This year marks the 30th anniversary of Return Of The Jedi, the Ewok-filled amazingness that spelled the end of the original Star Wars trilogy. That film contained one of the most amazing high-speed chases ever seen on film. This is how they brought that death-defying chase to life.
One of the highlights of Return Of The Jedi is the speeder chase between the Rebels and the Empire. The Rebels need to distract the Scout Troopers in order to deactivate the shield generator, which would let the Rebel fleet penetrate the Death Star and defeat the Galactic Empire.
But you knew that already.
In the scene, Luke and Leia jump on their speeders and then race through the forest at seriously crazy high speeds. There are tons of narrow misses and there was obviously no way to safely or realistically do this at those high speeds.
That's because it wasn't close to real.
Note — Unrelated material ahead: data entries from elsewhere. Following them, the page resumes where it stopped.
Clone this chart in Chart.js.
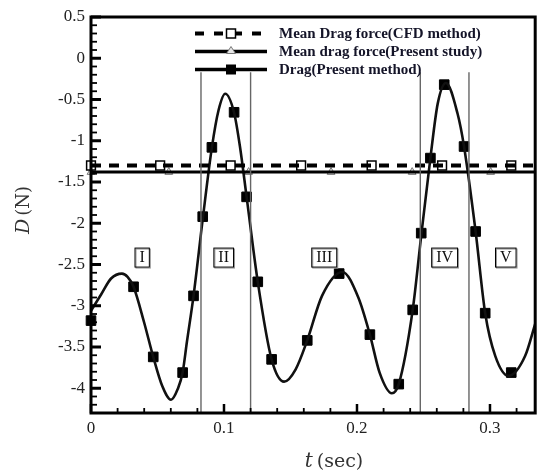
<!DOCTYPE html>
<html>
<head>
<meta charset="utf-8">
<script src="https://cdn.jsdelivr.net/npm/chart.js@4.4.1/dist/chart.umd.min.js"></script>
<style>
  body { margin: 0; background: #fff; }
</style>
</head>
<body>
<canvas id="dragChart" width="543" height="473"></canvas>
<script>
// values
const curveT = [0, 0.0077, 0.0151, 0.0233, 0.0275, 0.032, 0.0399, 0.0468, 0.0535, 0.0602, 0.0652, 0.0689,
  0.0721, 0.0771, 0.084, 0.0909, 0.0959, 0.1009, 0.1076, 0.112, 0.117, 0.1254, 0.1358, 0.1452, 0.1539,
  0.1626, 0.1737, 0.189, 0.201, 0.2097, 0.217, 0.2262, 0.2314, 0.2419, 0.2483, 0.2552, 0.2607, 0.2669,
  0.2756, 0.2805, 0.2892, 0.2964, 0.304, 0.314, 0.3264, 0.334];
const curveD = [-3.06, -2.86, -2.67, -2.61, -2.65, -2.77, -3.20, -3.62, -3.97, -4.14, -4.01, -3.81,
  -3.44, -2.88, -1.95, -1.08, -0.63, -0.43, -0.66, -1.07, -1.68, -2.71, -3.65, -3.92, -3.77,
  -3.42, -2.88, -2.59, -2.90, -3.35, -3.81, -4.06, -3.95, -3.05, -2.15, -1.21, -0.55, -0.30,
  -0.67, -1.07, -2.10, -3.09, -3.61, -3.85, -3.61, -3.22];

const markT = [0, 0.032, 0.0468, 0.0689, 0.0771, 0.084, 0.0909, 0.1076, 0.117, 0.1254, 0.1358, 0.1626,
  0.1866, 0.2097, 0.2314, 0.2419, 0.2483, 0.2552, 0.2656, 0.2805, 0.2892, 0.2964, 0.316];
const markD = [-3.18, -2.77, -3.62, -3.81, -2.88, -1.92, -1.08, -0.655, -1.68, -2.71, -3.65, -3.42,
  -2.61, -3.35, -3.95, -3.05, -2.12, -1.21, -0.32, -1.07, -2.10, -3.09, -3.81];

const cfdMean = -1.30;
const cfdMarkT = [0, 0.052, 0.105, 0.158, 0.211, 0.264, 0.316];
const presentMean = -1.38;
const presentMarkT = [0, 0.0585, 0.1185, 0.1805, 0.2415, 0.3005];

const dividerT = [0.0827, 0.1200, 0.2476, 0.2842];
const dividerTop = -0.17;

const regionNames = ['I', 'II', 'III', 'IV', 'V'];
const regionT = [0.0381, 0.0994, 0.175, 0.2655, 0.3115];
const regionD = -2.41;

const xTicks = [0, 0.1, 0.2, 0.3];
const yTicks = [0.5, 0, -0.5, -1, -1.5, -2, -2.5, -3, -3.5, -4];
const legendLabels = ['Mean Drag force(CFD method)', 'Mean drag force(Present study)', 'Drag(Present method)'];

const xMin = 0, xMax = 0.334, yMin = -4.3, yMax = 0.5;

const serif = '"Liberation Serif", "Times New Roman", serif';
const pts = (xs, ys) => xs.map((x, i) => ({ x: x, y: Array.isArray(ys) ? ys[i] : ys }));

const datasets = [];
dividerT.forEach(t => {
  datasets.push({
    data: [{ x: t, y: yMin }, { x: t, y: dividerTop }],
    borderColor: '#666', borderWidth: 1.4, pointRadius: 0
  });
});
datasets.push({
  data: [{ x: xMin, y: cfdMean }, { x: xMax, y: cfdMean }],
  borderColor: '#000', borderWidth: 4, borderDash: [10, 8], pointRadius: 0
});
datasets.push({
  data: [{ x: xMin, y: presentMean }, { x: xMax, y: presentMean }],
  borderColor: '#000', borderWidth: 3, pointRadius: 0
});
datasets.push({
  data: pts(curveT, curveD),
  borderColor: '#111', borderWidth: 2.6, pointRadius: 0,
  cubicInterpolationMode: 'monotone'
});
datasets.push({
  data: pts(cfdMarkT, cfdMean), showLine: false, clip: false,
  pointStyle: 'rect', pointRadius: 6.2, backgroundColor: '#fff', borderColor: '#000', borderWidth: 1.5
});
datasets.push({
  data: pts(presentMarkT, presentMean), showLine: false, clip: false,
  pointStyle: 'triangle', pointRadius: 4.5, backgroundColor: '#e6e6e6', borderColor: '#777', borderWidth: 1
});
datasets.push({
  data: pts(markT, markD), showLine: false, clip: false,
  pointStyle: 'rect', pointRadius: 6.8, backgroundColor: '#000', borderColor: '#000', borderWidth: 1
});

function fmt(v) { return String(+v.toFixed(2)); }

const decor = {
  id: 'decor',
  afterDatasetsDraw(chart) {
    const { ctx, scales: { x, y } } = chart;
    ctx.save();
    // boxed region labels
    ctx.font = '16px ' + serif;
    ctx.textAlign = 'center';
    ctx.textBaseline = 'middle';
    regionNames.forEach((name, i) => {
      const cx = x.getPixelForValue(regionT[i]);
      const cy = y.getPixelForValue(regionD);
      const w = ctx.measureText(name).width + 9;
      const h = 19;
      ctx.fillStyle = '#fff';
      ctx.fillRect(cx - w / 2, cy - h / 2, w, h);
      ctx.strokeStyle = '#999';
      ctx.lineWidth = 1;
      ctx.strokeRect(cx - w / 2 + 1.5, cy - h / 2 + 1.5, w, h);
      ctx.strokeStyle = '#000';
      ctx.strokeRect(cx - w / 2 + 0.5, cy - h / 2 + 0.5, w, h);
      ctx.fillStyle = '#111';
      ctx.fillText(name, cx + 0.5, cy + 1);
    });
    ctx.restore();
  },
  afterDraw(chart) {
    const { ctx, chartArea: a, scales: { x, y } } = chart;
    ctx.save();
    ctx.strokeStyle = '#000';
    // inward ticks
    for (let i = 0; i * 0.02 <= xMax + 1e-9; i++) {
      const px = x.getPixelForValue(i * 0.02);
      const major = i % 5 === 0;
      ctx.lineWidth = major ? 2.5 : 1.8;
      ctx.beginPath();
      ctx.moveTo(px, a.bottom);
      ctx.lineTo(px, a.bottom - (major ? 9 : 5));
      ctx.stroke();
    }
    for (let i = 0; yMax - i * 0.1 >= yMin - 1e-9; i++) {
      const py = y.getPixelForValue(yMax - i * 0.1);
      const major = i % 5 === 0;
      ctx.lineWidth = major ? 3 : 1.8;
      ctx.beginPath();
      ctx.moveTo(a.left, py);
      ctx.lineTo(a.left + (major ? 10 : 6), py);
      ctx.stroke();
    }
    // frame
    ctx.lineWidth = 3;
    ctx.strokeRect(a.left, a.top, a.right - a.left, a.bottom - a.top);

    // axis titles
    ctx.fillStyle = '#333';
    ctx.textBaseline = 'middle';
    ctx.font = 'italic 20px "DejaVu Serif", serif';
    const tW = ctx.measureText('t').width;
    ctx.font = '19px "DejaVu Serif", serif';
    const secW = ctx.measureText('(sec)').width;
    let sx = 334 - (tW + 4 + secW) / 2;
    ctx.textAlign = 'left';
    ctx.font = 'italic 20px "DejaVu Serif", serif';
    ctx.fillText('t', sx, 462);
    ctx.font = '19px "DejaVu Serif", serif';
    ctx.fillText('(sec)', sx + tW + 4, 462);

    ctx.save();
    ctx.translate(24, 210);
    ctx.rotate(-Math.PI / 2);
    ctx.font = 'italic 19px "DejaVu Serif", serif';
    const dW = ctx.measureText('D').width;
    ctx.font = '18px "DejaVu Serif", serif';
    const nW = ctx.measureText('(N)').width;
    sx = -(dW + 3 + nW) / 2;
    ctx.font = 'italic 19px "DejaVu Serif", serif';
    ctx.fillText('D', sx, 0);
    ctx.font = '18px "DejaVu Serif", serif';
    ctx.fillText('(N)', sx + dW + 3, 0);
    ctx.restore();

    // legend
    const rows = [33.5, 51.5, 69.5];
    const x0 = 195, x1 = 267, mx = 231;
    ctx.strokeStyle = '#000';
    ctx.lineWidth = 4;
    ctx.setLineDash([9, 10]);
    ctx.beginPath(); ctx.moveTo(x0, rows[0]); ctx.lineTo(x1, rows[0]); ctx.stroke();
    ctx.setLineDash([]);
    ctx.lineWidth = 3.5;
    [1, 2].forEach(r => { ctx.beginPath(); ctx.moveTo(x0, rows[r]); ctx.lineTo(x1, rows[r]); ctx.stroke(); });
    ctx.fillStyle = '#fff';
    ctx.lineWidth = 1.5;
    ctx.fillRect(mx - 4.5, rows[0] - 4.5, 9, 9);
    ctx.strokeRect(mx - 4.5, rows[0] - 4.5, 9, 9);
    ctx.fillStyle = '#e6e6e6';
    ctx.strokeStyle = '#777';
    ctx.lineWidth = 1;
    ctx.beginPath();
    ctx.moveTo(mx, rows[1] - 5); ctx.lineTo(mx + 4.5, rows[1] + 2); ctx.lineTo(mx - 4.5, rows[1] + 2); ctx.closePath();
    ctx.fill(); ctx.stroke();
    ctx.fillStyle = '#000';
    ctx.fillRect(mx - 5, rows[2] - 5, 10, 10);

    ctx.font = 'bold 15px ' + serif;
    ctx.fillStyle = '#141428';
    ctx.textAlign = 'left';
    legendLabels.forEach((txt, i) => ctx.fillText(txt, 279, rows[i] + 1));
    ctx.restore();
  }
};

new Chart(document.getElementById('dragChart'), {
  type: 'line',
  data: { datasets: datasets },
  options: {
    responsive: false,
    animation: false,
    layout: { padding: { left: 0, top: 17, right: 3, bottom: 0 } },
    plugins: { legend: { display: false }, tooltip: { enabled: false } },
    scales: {
      x: {
        type: 'linear', min: xMin, max: xMax,
        grid: { display: false, drawTicks: false },
        border: { display: false },
        afterBuildTicks: s => { s.ticks = xTicks.map(v => ({ value: v })); },
        afterFit: s => { s.height = 60; },
        ticks: { padding: 5, color: '#222', font: { family: serif, size: 17 }, callback: v => fmt(v) }
      },
      y: {
        type: 'linear', min: yMin, max: yMax,
        grid: { display: false, drawTicks: false },
        border: { display: false },
        afterBuildTicks: s => { s.ticks = yTicks.map(v => ({ value: v })); },
        afterFit: s => { s.width = 91; },
        ticks: { padding: 6, color: '#222', font: { family: serif, size: 17 }, callback: v => fmt(v) }
      }
    }
  },
  plugins: [decor]
});
</script>
</body>
</html>
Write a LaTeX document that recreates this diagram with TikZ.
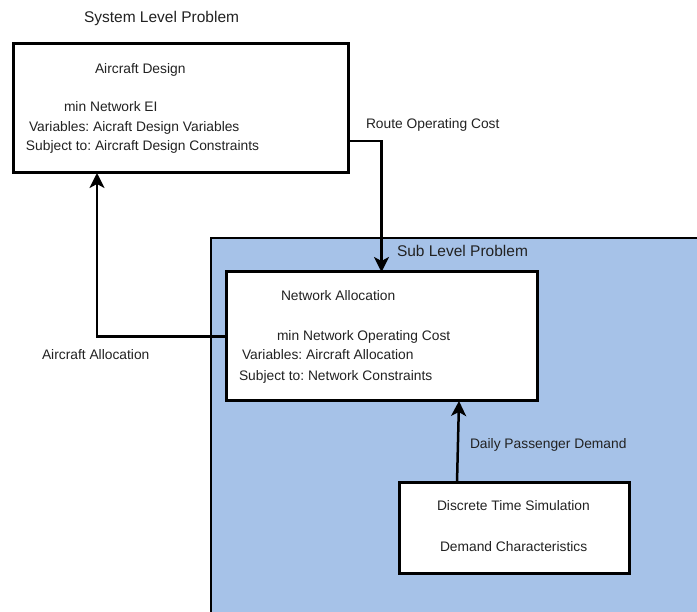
\documentclass[tikz,border=0pt]{standalone}
\usepackage{fontspec}
\setmainfont{Liberation Sans}
\usetikzlibrary{arrows.meta,calc}
\definecolor{subblue}{HTML}{A6C2E8}
\definecolor{txt}{HTML}{222222}
\frenchspacing
\tikzset{
  box/.style={draw=black, fill=white, line width=3pt, inner sep=0pt, outer sep=0pt, anchor=north west},
  lbl/.style={inner sep=0pt, outer sep=0pt, anchor=base west, text=txt, font=\fontsize{13.8}{16}\selectfont},
  ttl/.style={inner sep=0pt, outer sep=0pt, anchor=base west, text=txt, font=\fontsize{15.5}{18}\selectfont},
  flow/.style={draw=black, line width=2.5pt, -{Stealth[length=15pt,width=15pt,inset=4pt]}}
}
\begin{document}
\begin{tikzpicture}[x=1pt,y=-1pt]
\useasboundingbox (0,0) rectangle (697,612);
\clip (0,0) rectangle (697,612);
\fill[white] (0,0) rectangle (697,612);

% sub level region
\draw[fill=subblue, line width=2pt] (211,238) rectangle (720,640);
\node[ttl] (subttl) at (397,257) {Sub Level Problem};

% system level title
\node[ttl] (systtl) at (84,23) {System Level Problem};

% boxes
\node[box, minimum width=335pt, minimum height=129pt] (design) at (13,44) {};
\node[box, minimum width=311pt, minimum height=129pt] (net) at (226,272) {};
\node[box, minimum width=230pt, minimum height=90pt] (disc) at (399,483) {};

% aircraft design text
\node[lbl] (d1) at (95,74) {Aircraft Design};
\node[lbl] (d2) at (64,112) {min Network EI};
\node[lbl] (d3) at (29,132) {Variables: Aicraft Design Variables};
\node[lbl] (d4) at (26,151) {Subject to: Aircraft Design Constraints};

% network allocation text
\node[lbl] (n1) at (281,301) {Network Allocation};
\node[lbl] (n2) at (277,341) {min Network Operating Cost};
\node[lbl] (n3) at (242,360) {Variables: Aircraft Allocation};
\node[lbl] (n4) at (239,381) {Subject to: Network Constraints};

% simulation text
\node[lbl] (s1) at (437,511) {Discrete Time Simulation};
\node[lbl] (s2) at (440,551) {Demand Characteristics};

% connector labels
\node[lbl] (l1) at (366,129) {Route Operating Cost};
\node[lbl] (l2) at (42,360) {Aircraft Allocation};
\node[lbl] (l3) at (470,449) {Daily Passenger Demand};

% connectors
\draw[flow] ($(design.south east)+(0,-32)$) -| (net.north);
\draw[flow] (net.west) -| ($(design.south west)+(84,0)$);
\draw[flow] ($(disc.north west)+(58,0)$) -- ($(net.south east)+(-78,0)$);
\end{tikzpicture}
\end{document}
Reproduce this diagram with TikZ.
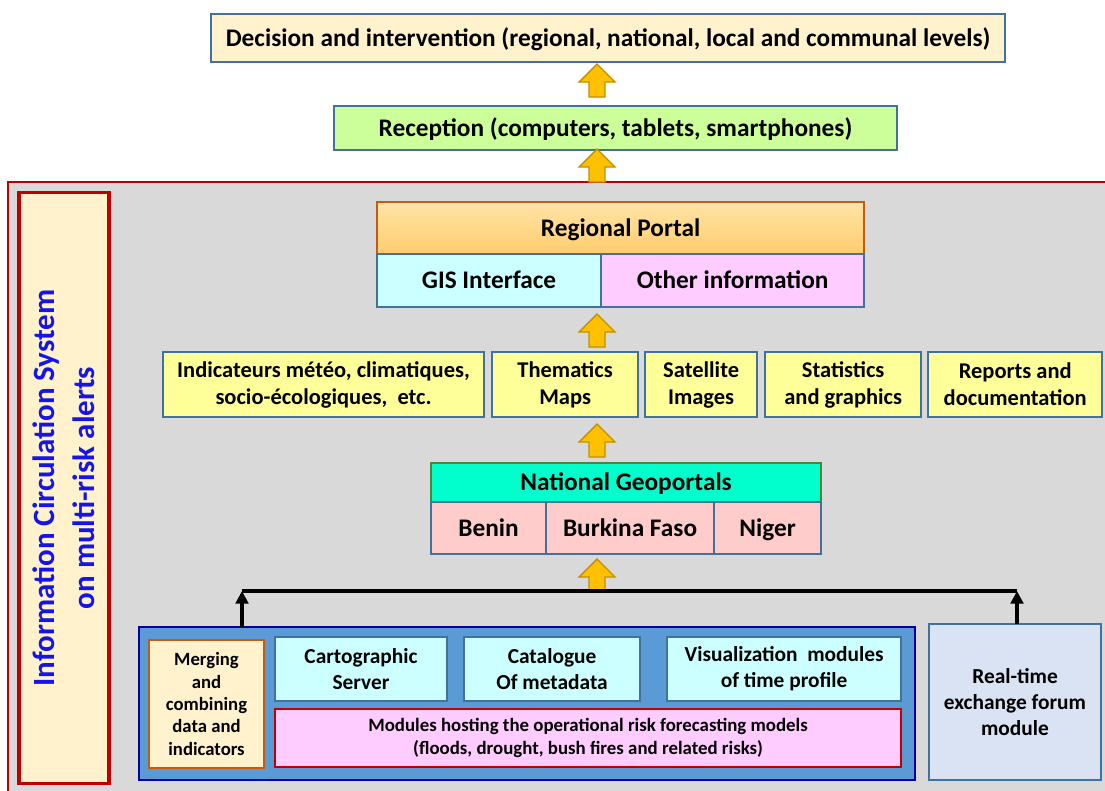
\documentclass[tikz,border=0pt]{standalone}
\usepackage{fontspec}
\setmainfont{Carlito}
\usetikzlibrary{positioning}
\usetikzlibrary{calc}
\usetikzlibrary{arrows.meta}

\definecolor{steel}{RGB}{65,113,156}
\definecolor{beige}{RGB}{255,242,204}
\definecolor{lgreen}{RGB}{204,255,153}
\definecolor{bggray}{RGB}{217,217,217}
\definecolor{darkred}{RGB}{192,0,0}
\definecolor{labblue}{RGB}{20,20,235}
\definecolor{portaldraw}{RGB}{197,90,17}
\definecolor{portaltop}{RGB}{255,228,165}
\definecolor{portalbot}{RGB}{255,204,110}
\definecolor{lcyan}{RGB}{204,255,255}
\definecolor{lpink}{RGB}{255,204,255}
\definecolor{lyellow}{RGB}{255,255,153}
\definecolor{aqua}{RGB}{0,255,204}
\definecolor{geodraw}{RGB}{84,130,53}
\definecolor{rose}{RGB}{255,204,204}
\definecolor{panelblue}{RGB}{91,155,213}
\definecolor{navy}{RGB}{0,0,160}
\definecolor{mergedraw}{RGB}{197,90,17}
\definecolor{lavender}{RGB}{218,227,243}
\definecolor{arrowfill}{RGB}{255,192,0}
\definecolor{arrowdraw}{RGB}{191,144,0}

\begin{document}
\begin{tikzpicture}[x=0.025cm, y=-0.025cm,
    box/.style ={rectangle, draw=steel, line width=1.5pt, inner sep=1pt, outer sep=0pt,
      align=center, anchor=north west},
    oneline/.style ={text height=15.3pt, text depth=3.8pt},
    txtL/.style ={font=\bfseries\fontsize{18}{21}\selectfont},
    txtM/.style ={font=\bfseries\fontsize{16}{19.2}\selectfont},
    txtB/.style ={font=\bfseries\fontsize{15.2}{18.5}\selectfont},
    txtS/.style ={font=\bfseries\fontsize{13.3}{15.9}\selectfont},
    blockarrow/.style ={fill=arrowfill, draw=arrowdraw, line width=1pt, line join=miter},
    busline/.style ={line width=2.2pt, black}]

    \useasboundingbox (0,0) rectangle (1105,790);
    \coordinate (axis) at (597,0);

    % upper levels
    \node[box, fill=beige, minimum width=19.85cm, minimum height=1.2cm, txtL, oneline] (decision) at (211,14)
      {Decision and intervention (regional, national, local and communal levels)};
    \node[box, fill=lgreen, minimum width=14.075cm, minimum height=1.1cm, txtL, oneline] (recep) at (334,106)
      {Reception (computers, tablets, smartphones)};

    % information circulation system
    \node[box, draw=darkred, line width=1pt, fill=bggray, minimum width=27.8cm, minimum height=15.6cm] (sys) at (8,182) {};
    \node[box, anchor=center, draw=darkred, line width=2.2pt, fill=beige, rotate=90,
      minimum width=14.75cm, minimum height=2.25cm, text=labblue,
      font=\bfseries\fontsize{22}{28.4}\selectfont] (lab) at (64,488)
      {Information Circulation System\\on multi-risk alerts};

    % regional portal
    \node[box, draw=portaldraw, top color=portaltop, bottom color=portalbot,
      minimum width=12.175cm, minimum height=1.3cm, txtL, oneline] (portal) at (377,202) {Regional Portal};
    \node[box, fill=lcyan, minimum width=5.6cm, minimum height=1.325cm, txtL, oneline,
      below right=0pt and 0pt of portal.south west] (gis) {GIS Interface};
    \node[box, fill=lpink, minimum width=6.575cm, minimum height=1.325cm, txtL, oneline,
      right=0pt of gis] (other) {Other information};

    % products
    \node[box, fill=lyellow, minimum width=8.025cm, minimum height=1.625cm, txtM] (indic) at (163,352)
      {Indicateurs météo, climatiques,\\socio-écologiques,\ \ etc.};
    \node[box, fill=lyellow, minimum width=3.65cm, minimum height=1.625cm, txtM,
      right=0.2cm of indic] (thema) {Thematics\\Maps};
    \node[box, fill=lyellow, minimum width=2.8cm, minimum height=1.625cm, txtM,
      right=0.175cm of thema] (sat) {Satellite\\Images};
    \node[box, fill=lyellow, minimum width=3.9cm, minimum height=1.625cm, txtM,
      right=0.2cm of sat] (stat) {Statistics\\and graphics};
    \node[box, fill=lyellow, minimum width=4.35cm, minimum height=1.625cm, txtM,
      right=0.175cm of stat] (rep) {Reports and\\documentation};

    % national geoportals
    \node[box, draw=geodraw, fill=aqua, minimum width=9.75cm, minimum height=0.975cm, txtL, oneline] (geo) at (431,463)
      {National Geoportals};
    \node[box, fill=rose, minimum width=2.875cm, minimum height=1.3cm, txtL, oneline,
      below right=0pt and 0pt of geo.south west] (benin) {Benin};
    \node[box, fill=rose, minimum width=4.2cm, minimum height=1.3cm, txtL, oneline,
      right=0pt of benin] (burkina) {Burkina Faso};
    \node[box, fill=rose, minimum width=2.675cm, minimum height=1.3cm, txtL, oneline,
      right=0pt of burkina] (niger) {Niger};

    % modules
    \node[box, draw=navy, fill=panelblue, minimum width=19.4cm, minimum height=3.825cm] (panel) at (139,627) {};
    \node[box, draw=mergedraw, fill=beige, minimum width=2.875cm, minimum height=3.2cm, txtS] (merge) at (149,640)
      {Merging\\and\\combining\\data and\\indicators};
    \node[box, fill=lcyan, minimum width=4.3cm, minimum height=1.6cm, txtB] (carto) at (275,637)
      {Cartographic\\Server};
    \node[box, fill=lcyan, minimum width=4.4cm, minimum height=1.6cm, txtB,
      right=0.425cm of carto] (catal) {Catalogue\\Of metadata};
    \node[box, fill=lcyan, minimum width=5.85cm, minimum height=1.6cm, txtB,
      right=0.675cm of catal] (visu) {Visualization\ \ modules\\of time profile};
    \node[box, draw=darkred, fill=lpink, minimum width=15.65cm, minimum height=1.45cm,
      font=\bfseries\fontsize{13.4}{16.4}\selectfont] (risk) at (275,709)
      {Modules hosting the operational risk forecasting models\\(floods, drought, bush fires and related risks)};
    \node[box, fill=lavender, minimum width=4.3cm, minimum height=3.9cm, txtB] (realtime) at (929,624)
      {Real-time\\exchange forum\\module};

    % block arrows
    \foreach \low/\gap in {recep/9, sys/0, indic/5, geo/6}
      \draw[blockarrow] ($(axis |- \low.north)+(-8,-\gap)$) -- ++(0,-15) -- ++(-10,0)
        -- ++(18,-18) -- ++(18,18) -- ++(-10,0) -- ++(0,15) -- cycle;

    \coordinate (busL) at (242,591);
    \coordinate (busR) at (1017,591);
    \draw[blockarrow] ($(axis |- busL)+(-8,1)$) -- ++(0,-15) -- ++(-10,0)
      -- ++(18,-18) -- ++(18,18) -- ++(-10,0) -- ++(0,15) -- cycle;

    % feeding lines
    \draw[busline, -{Triangle[length=9pt, width=9pt]}] (busL |- panel.north) -- (busL);
    \draw[busline, -{Triangle[length=9pt, width=9pt]}] (busR |- realtime.north) -- (busR);
    \draw[busline] (busL) -- (busR);
\end{tikzpicture}
\end{document}
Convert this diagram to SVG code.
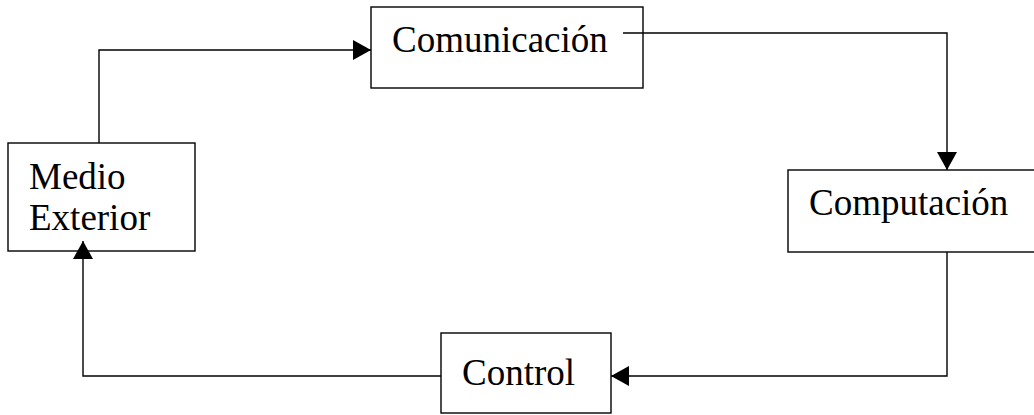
<svg xmlns="http://www.w3.org/2000/svg" width="1034" height="415" viewBox="0 0 1034 415">
<defs>
<style>
.box{fill:#fff;stroke:#000;stroke-width:1.4}
.lbl{font-family:"Liberation Serif","Times New Roman",serif;font-size:37px;fill:#000}
.con{fill:none;stroke:#000;stroke-width:1.4}
</style>
<marker id="arr" markerUnits="userSpaceOnUse" markerWidth="18" markerHeight="20" refX="18" refY="10" orient="auto" viewBox="0 0 18 20">
<path d="M0,0 L18,10 L0,20 z" fill="#000"/>
</marker>
</defs>
<rect width="1034" height="415" fill="#fff"/>
<g id="node-comunicacion">
<rect class="box" x="371" y="7" width="272" height="81"/>
<text class="lbl" x="392" y="52">Comunicación</text>
</g>
<g id="node-medio">
<rect class="box" x="8" y="143" width="187" height="108"/>
<text class="lbl" x="29" y="189">Medio</text>
<text class="lbl" x="29" y="230">Exterior</text>
</g>
<g id="node-computacion">
<rect class="box" x="788" y="170" width="260" height="82"/>
<text class="lbl" x="809" y="215">Computación</text>
</g>
<g id="node-control">
<rect class="box" x="441" y="333" width="170" height="80"/>
<text class="lbl" x="462" y="385">Control</text>
</g>
<g id="connectors">
<path class="con" d="M99,143 V50 H371" marker-end="url(#arr)"/>
<path class="con" d="M623,33 H947 V170" marker-end="url(#arr)"/>
<path class="con" d="M947,252 V376 H611" marker-end="url(#arr)"/>
<path class="con" d="M441,376 H83 V241" marker-end="url(#arr)"/>
</g>
</svg>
The natural assumption is the chase was filmed on a dirtbike and then the footage was sped up, but there's a problem with that: Dirtbikes aren't exactly the smoothest riding vehicles in the world. The speeders float on the air, which means they need to appear smoother than a motorcycle could ever be.
The solution was clever and somewhat old fashioned. Cameras were operated at 3/4 of a frame per second as cameramen walked through Cheatham Grove, CA with steadicams. It sounds like it was back-breaking work:
Just 100 more yards. My left hand is slippery with sweat. Legs tired. Brain hurts most of all. I wonder if really intense concentration produces any lingering harmful effects...look at Bobby Fisher! (At a camera speed of only 3/4 frame per second, a thousand feet of precise walking gets you just 16 feet of VistaVision in the can, and every take you forget a few more important phone numbers, or a family birthday.) Is it worth it? At this rate I will be illiterate in a week and a vegetable in two.
Not only was cameraman Garrett Brown wearing the steadicam, he also had two gyroscopes attached to it for extra stabilization, although a slight amount of wobble was still wanted to make it semi-realistic. He also had to concentrate on the target like a sniper. One misstep would mean a ruined take and another slow trudge through the forest. At 3/4 speed, Brown says that 1,000 feet of walking got him 16 usable feet of footage.
Brown was personally skeptical of the idea when it was presented to him. But instead of saying no, he decided to go for it. What resulted was a cameraman walking slowly through the forest with a ton of equipment, where any slight error would cause him to start over again.
The 3/4 speed footage was sped up 30 times in order to make the film the standard 24 frames per seconds. That also made the speed appear to be a mind-boggling 120 MPH through the forest. Brown had to repeatedly walk through the forest in order to get the right shots. Filming at a slow speed like that also didn't let them calculate for exposure, but it seems that their guesswork was spot on and the corrections done in post production made for a great looking scene.
Was the agony of walking through the forest super slowly and making hundreds of cuts to get a three minute chase worth it? Damn right it was.